• **Instruction**: Select every line holding the word "Apache" and copy it.

• **Record set**:
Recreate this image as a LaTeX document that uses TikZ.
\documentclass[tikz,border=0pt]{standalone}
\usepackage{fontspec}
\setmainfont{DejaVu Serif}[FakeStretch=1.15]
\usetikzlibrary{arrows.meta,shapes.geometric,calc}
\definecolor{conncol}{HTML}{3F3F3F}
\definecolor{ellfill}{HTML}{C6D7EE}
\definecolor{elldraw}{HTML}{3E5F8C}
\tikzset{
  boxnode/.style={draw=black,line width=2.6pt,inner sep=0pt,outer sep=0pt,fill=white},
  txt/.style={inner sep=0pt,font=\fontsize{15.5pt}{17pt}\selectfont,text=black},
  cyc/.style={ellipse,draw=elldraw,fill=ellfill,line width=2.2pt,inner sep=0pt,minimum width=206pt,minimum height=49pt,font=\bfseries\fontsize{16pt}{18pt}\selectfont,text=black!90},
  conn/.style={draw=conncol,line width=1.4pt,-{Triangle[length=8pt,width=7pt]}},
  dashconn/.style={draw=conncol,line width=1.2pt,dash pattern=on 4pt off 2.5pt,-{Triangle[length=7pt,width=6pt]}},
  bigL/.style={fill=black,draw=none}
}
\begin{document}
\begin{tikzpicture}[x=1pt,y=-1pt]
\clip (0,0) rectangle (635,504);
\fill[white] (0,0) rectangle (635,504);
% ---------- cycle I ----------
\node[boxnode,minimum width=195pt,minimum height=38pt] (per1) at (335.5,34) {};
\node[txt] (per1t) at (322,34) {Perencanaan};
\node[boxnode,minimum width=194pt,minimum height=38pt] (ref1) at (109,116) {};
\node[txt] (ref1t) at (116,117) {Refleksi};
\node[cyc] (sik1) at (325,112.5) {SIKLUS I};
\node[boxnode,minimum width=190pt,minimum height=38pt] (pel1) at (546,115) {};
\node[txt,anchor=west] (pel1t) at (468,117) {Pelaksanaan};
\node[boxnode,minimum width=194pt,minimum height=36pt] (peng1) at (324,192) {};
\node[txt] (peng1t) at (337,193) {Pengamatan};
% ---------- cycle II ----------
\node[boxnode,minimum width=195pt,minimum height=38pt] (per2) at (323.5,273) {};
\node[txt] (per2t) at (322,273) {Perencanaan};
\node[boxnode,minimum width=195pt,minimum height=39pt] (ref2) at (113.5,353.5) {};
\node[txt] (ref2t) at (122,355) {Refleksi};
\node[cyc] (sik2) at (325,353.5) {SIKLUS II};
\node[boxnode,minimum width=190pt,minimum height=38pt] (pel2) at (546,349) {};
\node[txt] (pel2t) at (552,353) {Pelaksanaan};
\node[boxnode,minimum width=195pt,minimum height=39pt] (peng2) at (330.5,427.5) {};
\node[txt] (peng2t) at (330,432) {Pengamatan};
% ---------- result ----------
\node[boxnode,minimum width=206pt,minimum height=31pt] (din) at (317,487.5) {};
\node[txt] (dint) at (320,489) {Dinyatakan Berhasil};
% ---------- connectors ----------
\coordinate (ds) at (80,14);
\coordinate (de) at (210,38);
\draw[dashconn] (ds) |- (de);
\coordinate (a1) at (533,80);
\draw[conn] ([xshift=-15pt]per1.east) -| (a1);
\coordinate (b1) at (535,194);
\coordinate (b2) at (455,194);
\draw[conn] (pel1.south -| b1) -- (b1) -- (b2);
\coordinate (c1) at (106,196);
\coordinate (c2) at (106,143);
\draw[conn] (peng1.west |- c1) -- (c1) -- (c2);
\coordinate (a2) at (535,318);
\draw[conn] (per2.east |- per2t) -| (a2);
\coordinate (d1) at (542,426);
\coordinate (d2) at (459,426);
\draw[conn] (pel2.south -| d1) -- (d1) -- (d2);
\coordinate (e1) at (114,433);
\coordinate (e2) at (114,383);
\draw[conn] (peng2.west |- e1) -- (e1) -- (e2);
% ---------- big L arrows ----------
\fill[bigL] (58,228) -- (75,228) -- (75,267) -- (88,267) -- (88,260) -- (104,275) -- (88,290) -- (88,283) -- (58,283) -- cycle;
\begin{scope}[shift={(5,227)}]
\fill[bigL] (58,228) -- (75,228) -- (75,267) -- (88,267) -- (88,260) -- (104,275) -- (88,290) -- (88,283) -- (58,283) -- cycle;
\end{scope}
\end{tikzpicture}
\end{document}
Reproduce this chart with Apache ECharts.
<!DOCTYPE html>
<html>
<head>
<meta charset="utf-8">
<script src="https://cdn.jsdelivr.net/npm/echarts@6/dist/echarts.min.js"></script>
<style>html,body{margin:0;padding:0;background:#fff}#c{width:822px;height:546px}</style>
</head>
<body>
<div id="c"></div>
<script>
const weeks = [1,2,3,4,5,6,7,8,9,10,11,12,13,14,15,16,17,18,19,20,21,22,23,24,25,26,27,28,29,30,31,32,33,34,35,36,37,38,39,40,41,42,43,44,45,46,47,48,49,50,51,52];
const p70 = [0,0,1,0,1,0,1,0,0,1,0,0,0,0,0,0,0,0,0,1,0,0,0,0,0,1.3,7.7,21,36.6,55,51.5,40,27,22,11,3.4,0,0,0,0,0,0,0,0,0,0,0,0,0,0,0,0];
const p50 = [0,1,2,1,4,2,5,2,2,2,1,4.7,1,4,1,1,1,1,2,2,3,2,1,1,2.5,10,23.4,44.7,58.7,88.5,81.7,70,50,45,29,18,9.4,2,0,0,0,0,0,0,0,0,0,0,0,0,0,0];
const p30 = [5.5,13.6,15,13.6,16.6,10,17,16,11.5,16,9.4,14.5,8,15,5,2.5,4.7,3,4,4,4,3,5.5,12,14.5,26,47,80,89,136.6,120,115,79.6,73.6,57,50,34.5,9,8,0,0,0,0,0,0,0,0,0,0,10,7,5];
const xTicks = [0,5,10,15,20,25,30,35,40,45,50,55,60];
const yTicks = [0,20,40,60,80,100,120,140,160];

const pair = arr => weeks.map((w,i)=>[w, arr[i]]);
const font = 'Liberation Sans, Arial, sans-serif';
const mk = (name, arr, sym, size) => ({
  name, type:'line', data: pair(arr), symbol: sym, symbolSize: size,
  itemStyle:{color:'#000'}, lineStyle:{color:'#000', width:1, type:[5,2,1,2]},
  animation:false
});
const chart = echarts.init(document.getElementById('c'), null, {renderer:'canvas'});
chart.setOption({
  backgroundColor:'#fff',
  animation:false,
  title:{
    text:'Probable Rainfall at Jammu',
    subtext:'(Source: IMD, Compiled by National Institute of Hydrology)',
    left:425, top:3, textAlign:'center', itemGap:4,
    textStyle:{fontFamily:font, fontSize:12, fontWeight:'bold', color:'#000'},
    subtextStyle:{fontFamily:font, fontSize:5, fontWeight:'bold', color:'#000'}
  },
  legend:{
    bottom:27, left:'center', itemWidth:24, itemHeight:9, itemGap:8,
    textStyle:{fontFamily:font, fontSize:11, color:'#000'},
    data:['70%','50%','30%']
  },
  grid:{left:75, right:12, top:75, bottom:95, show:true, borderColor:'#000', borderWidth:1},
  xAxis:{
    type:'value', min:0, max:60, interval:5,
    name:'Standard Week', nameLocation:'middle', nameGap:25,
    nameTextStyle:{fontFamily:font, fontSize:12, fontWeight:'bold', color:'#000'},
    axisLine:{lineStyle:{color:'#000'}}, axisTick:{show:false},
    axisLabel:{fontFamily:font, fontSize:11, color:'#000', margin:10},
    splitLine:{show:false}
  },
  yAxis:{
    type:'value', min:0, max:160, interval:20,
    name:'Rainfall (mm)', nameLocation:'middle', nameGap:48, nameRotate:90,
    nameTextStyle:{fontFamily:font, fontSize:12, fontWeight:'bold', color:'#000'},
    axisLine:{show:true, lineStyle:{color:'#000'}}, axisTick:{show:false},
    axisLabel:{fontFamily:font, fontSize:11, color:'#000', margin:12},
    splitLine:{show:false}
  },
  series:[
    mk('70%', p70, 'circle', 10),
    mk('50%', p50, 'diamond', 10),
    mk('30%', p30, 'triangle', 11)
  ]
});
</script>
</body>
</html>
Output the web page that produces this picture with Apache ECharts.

• **Expected answer**:
Reproduce this chart with Apache ECharts.
Output the web page that produces this picture with Apache ECharts.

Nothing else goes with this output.